On September 10, 1881, Tombstone City Marshal Virgil Earp attempted to arrest McMaster, who resisted. McMaster fired several shots at Virgil before escaping.

Some accounts have since indicated he was possibly working undercover for the Rangers to break up the outlaw Cowboys. By the time the clash between the Earps and the Cowboys came about, McMaster's allegiance was with the Earps.

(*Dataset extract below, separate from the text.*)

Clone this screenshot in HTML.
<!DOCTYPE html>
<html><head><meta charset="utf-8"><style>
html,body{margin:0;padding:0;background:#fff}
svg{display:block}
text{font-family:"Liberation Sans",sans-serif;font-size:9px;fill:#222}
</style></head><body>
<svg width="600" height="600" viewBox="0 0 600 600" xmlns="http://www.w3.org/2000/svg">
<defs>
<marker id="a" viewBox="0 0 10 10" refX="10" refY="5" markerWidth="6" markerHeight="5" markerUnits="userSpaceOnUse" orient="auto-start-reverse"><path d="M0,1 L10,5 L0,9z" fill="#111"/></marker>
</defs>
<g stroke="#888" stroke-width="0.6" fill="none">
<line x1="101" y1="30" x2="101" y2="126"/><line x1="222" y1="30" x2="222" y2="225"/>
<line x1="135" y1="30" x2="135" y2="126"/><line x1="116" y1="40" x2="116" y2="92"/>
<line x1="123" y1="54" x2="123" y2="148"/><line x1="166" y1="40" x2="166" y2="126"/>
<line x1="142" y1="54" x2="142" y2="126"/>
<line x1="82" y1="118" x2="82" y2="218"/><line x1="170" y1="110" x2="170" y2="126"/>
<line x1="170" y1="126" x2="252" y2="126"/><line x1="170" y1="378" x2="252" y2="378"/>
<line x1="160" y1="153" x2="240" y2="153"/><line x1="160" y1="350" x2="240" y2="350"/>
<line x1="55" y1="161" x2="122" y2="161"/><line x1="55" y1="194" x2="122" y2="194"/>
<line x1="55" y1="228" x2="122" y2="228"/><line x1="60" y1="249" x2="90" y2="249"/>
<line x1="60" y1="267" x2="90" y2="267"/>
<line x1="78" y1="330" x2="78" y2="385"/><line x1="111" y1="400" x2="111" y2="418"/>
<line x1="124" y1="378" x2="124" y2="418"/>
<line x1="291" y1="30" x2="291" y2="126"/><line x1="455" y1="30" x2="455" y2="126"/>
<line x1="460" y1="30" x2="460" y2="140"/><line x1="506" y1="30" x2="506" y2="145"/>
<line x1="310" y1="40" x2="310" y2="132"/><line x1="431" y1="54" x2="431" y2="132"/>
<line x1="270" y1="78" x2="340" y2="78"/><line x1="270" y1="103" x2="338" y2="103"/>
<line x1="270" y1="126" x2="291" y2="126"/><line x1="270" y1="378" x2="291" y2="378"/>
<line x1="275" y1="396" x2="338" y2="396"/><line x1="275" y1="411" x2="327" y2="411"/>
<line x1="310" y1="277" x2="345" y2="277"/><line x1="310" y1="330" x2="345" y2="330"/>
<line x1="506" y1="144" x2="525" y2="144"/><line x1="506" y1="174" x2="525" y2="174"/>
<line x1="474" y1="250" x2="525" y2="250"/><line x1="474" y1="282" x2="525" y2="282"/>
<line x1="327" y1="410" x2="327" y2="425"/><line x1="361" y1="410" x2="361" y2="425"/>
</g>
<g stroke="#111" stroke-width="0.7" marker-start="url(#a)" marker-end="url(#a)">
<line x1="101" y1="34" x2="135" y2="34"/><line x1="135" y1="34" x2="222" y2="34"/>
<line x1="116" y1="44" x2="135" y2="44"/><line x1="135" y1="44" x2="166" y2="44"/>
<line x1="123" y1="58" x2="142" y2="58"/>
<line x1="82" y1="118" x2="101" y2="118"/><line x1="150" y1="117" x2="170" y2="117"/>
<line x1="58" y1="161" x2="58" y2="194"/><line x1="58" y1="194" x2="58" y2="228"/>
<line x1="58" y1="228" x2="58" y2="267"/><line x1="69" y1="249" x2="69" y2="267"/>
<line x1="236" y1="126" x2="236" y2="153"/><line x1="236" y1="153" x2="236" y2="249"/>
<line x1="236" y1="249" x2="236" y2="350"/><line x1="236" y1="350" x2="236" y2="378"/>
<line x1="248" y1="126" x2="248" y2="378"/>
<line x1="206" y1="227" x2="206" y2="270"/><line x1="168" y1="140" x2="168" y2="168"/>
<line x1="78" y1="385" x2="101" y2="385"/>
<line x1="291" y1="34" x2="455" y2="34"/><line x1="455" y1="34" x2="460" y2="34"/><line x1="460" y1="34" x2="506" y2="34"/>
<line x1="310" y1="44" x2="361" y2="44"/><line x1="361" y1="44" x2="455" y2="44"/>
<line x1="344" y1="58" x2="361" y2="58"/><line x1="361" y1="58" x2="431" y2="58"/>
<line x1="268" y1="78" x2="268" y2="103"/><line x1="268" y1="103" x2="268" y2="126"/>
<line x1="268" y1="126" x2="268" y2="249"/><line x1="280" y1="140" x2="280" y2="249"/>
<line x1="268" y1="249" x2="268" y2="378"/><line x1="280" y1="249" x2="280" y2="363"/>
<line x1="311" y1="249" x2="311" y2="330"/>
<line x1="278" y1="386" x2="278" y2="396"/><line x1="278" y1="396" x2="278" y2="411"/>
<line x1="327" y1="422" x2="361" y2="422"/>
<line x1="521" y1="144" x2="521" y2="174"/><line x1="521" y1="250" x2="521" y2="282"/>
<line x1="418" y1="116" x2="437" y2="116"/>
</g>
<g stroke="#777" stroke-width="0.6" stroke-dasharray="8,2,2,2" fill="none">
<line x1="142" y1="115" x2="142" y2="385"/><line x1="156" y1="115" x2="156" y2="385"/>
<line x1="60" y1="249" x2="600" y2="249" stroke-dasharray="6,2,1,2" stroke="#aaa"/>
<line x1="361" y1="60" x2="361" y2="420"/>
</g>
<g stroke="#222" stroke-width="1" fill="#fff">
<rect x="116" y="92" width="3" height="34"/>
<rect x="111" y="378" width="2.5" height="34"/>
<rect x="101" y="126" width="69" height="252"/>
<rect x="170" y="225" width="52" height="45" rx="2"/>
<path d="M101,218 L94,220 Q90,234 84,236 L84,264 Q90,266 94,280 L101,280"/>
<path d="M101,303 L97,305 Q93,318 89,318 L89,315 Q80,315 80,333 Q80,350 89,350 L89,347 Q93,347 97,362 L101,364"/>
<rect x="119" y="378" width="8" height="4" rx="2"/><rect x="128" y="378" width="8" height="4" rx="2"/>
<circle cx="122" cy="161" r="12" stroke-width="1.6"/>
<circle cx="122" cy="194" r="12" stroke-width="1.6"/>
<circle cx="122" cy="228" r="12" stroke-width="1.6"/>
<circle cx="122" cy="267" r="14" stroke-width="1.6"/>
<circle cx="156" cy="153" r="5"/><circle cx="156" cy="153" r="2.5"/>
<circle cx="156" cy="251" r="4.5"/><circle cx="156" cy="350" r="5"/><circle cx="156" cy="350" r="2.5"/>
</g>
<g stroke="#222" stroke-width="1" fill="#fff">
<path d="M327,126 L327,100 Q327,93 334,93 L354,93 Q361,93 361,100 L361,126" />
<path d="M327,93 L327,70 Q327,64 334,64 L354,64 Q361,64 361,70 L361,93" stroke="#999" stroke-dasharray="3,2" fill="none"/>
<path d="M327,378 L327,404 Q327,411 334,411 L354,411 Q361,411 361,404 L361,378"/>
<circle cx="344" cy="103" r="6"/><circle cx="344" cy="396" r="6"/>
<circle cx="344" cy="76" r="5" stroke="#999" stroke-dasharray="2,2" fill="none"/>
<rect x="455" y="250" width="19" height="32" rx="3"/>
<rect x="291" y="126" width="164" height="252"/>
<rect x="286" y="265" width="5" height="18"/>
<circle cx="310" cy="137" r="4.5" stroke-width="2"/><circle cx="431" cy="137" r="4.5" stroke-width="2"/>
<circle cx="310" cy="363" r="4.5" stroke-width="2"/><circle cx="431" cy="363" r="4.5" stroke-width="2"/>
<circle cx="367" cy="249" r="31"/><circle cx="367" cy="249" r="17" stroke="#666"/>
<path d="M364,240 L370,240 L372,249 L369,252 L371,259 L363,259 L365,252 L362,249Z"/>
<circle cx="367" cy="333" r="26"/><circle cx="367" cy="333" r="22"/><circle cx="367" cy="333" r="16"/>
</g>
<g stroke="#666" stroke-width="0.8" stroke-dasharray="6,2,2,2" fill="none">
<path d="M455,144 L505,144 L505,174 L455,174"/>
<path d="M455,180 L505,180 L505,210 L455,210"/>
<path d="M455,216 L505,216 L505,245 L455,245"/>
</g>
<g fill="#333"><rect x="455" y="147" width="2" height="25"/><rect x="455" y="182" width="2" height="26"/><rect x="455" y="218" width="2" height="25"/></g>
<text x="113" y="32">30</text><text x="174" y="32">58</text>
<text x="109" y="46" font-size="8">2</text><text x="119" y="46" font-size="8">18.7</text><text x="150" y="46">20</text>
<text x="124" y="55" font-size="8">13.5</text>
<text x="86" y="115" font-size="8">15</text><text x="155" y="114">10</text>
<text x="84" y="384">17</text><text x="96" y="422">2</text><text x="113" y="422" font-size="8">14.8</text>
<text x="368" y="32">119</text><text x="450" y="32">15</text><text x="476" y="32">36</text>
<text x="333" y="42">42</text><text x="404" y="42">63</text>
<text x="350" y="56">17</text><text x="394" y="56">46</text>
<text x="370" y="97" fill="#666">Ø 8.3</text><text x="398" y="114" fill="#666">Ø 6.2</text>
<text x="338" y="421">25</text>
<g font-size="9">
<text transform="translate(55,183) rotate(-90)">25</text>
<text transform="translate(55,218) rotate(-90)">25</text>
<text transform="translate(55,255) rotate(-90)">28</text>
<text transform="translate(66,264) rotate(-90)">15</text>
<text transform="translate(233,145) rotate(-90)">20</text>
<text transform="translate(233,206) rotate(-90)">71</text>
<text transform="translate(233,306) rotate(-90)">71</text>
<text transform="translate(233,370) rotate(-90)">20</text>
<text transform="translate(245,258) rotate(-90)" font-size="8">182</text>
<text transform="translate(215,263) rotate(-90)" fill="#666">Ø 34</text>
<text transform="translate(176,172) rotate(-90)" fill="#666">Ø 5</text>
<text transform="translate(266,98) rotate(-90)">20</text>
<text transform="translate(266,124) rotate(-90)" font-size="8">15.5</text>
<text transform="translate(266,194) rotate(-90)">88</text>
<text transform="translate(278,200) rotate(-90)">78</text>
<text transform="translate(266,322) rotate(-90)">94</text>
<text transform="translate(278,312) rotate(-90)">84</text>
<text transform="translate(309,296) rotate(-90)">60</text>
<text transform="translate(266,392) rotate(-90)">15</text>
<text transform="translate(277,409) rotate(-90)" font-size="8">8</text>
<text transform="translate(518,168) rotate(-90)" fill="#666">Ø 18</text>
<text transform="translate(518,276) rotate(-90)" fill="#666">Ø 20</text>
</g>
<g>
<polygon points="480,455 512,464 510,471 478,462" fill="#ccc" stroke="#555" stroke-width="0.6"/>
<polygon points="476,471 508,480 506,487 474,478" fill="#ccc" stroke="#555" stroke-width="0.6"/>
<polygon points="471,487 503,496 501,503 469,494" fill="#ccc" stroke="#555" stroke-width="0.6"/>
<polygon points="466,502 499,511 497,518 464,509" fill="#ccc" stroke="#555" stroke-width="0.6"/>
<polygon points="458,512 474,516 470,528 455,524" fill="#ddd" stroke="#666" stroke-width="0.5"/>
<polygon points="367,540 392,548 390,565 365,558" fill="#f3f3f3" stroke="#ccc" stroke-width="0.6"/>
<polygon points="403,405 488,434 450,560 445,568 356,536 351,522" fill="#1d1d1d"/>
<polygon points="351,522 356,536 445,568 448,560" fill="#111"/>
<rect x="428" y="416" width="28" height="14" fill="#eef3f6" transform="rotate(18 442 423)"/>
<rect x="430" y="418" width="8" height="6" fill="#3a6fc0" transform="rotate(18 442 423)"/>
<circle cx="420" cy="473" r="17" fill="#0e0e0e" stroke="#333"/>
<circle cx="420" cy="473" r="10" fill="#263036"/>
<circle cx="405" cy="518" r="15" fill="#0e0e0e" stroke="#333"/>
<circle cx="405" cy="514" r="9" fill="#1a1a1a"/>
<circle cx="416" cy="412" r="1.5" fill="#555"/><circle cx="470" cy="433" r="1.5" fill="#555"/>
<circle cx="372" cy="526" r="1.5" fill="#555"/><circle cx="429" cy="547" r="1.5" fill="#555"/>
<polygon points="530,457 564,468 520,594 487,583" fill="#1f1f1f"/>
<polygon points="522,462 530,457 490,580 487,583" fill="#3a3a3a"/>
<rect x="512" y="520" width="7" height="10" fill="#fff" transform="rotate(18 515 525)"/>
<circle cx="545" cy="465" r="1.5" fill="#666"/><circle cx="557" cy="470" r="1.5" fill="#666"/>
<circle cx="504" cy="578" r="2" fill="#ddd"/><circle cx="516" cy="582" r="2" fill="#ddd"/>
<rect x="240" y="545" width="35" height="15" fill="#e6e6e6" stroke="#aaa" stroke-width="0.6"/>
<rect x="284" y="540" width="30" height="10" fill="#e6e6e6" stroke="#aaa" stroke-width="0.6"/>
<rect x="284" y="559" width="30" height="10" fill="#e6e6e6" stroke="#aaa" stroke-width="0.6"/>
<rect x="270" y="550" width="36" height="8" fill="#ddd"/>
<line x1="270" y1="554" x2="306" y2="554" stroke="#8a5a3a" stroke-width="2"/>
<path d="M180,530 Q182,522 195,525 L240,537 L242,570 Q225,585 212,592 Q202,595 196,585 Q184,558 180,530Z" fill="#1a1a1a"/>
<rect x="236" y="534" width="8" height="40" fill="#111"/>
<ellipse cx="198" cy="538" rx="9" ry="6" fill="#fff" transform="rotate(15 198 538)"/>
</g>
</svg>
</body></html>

He played an important role in the vendetta. Once a member of the Cowboys (an outlaw gang), he later changed his views and sided with the Earps. He had, by all accounts, previously met and become friends with Wyatt Earp and Doc Holliday in Dodge City, Kansas. He assisted Wyatt Earp in taking his revenge on the outlaw gang for the death of Wyatt's brother, Morgan Earp and the shooting of his other brother Virgil Earp, all following the Gunfight at the O.K. Corral. Among the other participants in the Vendetta were Wyatt and his younger brother Warren Earp, Doc Holliday, "Turkey Creek" Jack Johnson, and Texas Jack Vermillion.

==Death==

In a letter written to his father, Will McLaury wrote that McMaster had been killed by the Cowboys. Wyatt Earp claimed in the Flood manuscript that McMaster had been killed in 1898 in the Philippines while serving as a soldier in the Spanish–American War. However, official records do not list him as a soldier. A probate record filed by his siblings in 1906 listed his death in Colorado in 1892.

==In popular culture==

McMaster has been portrayed in almost every film about the Earps. He was played by Monte Markham in 1967's Hour of the Gun, Markham’s feature-length movie debut, in which the character is the sheriff of a neighboring county recruited by Wyatt Earp into the posse (historically inaccurate); by Todd Allen in Wyatt Earp (1994), where he is a Tombstone deputy marshal working for Wyatt and Virgil; and by Michael Rooker in the 1993 film Tombstone, where he is a member of the Cowboys who joins Earp's posse after quitting the gang in disgust. Rooker's character is killed by the Cowboys during the Vendetta, though that is also historically inaccurate. In all three films, he is called "McMasters".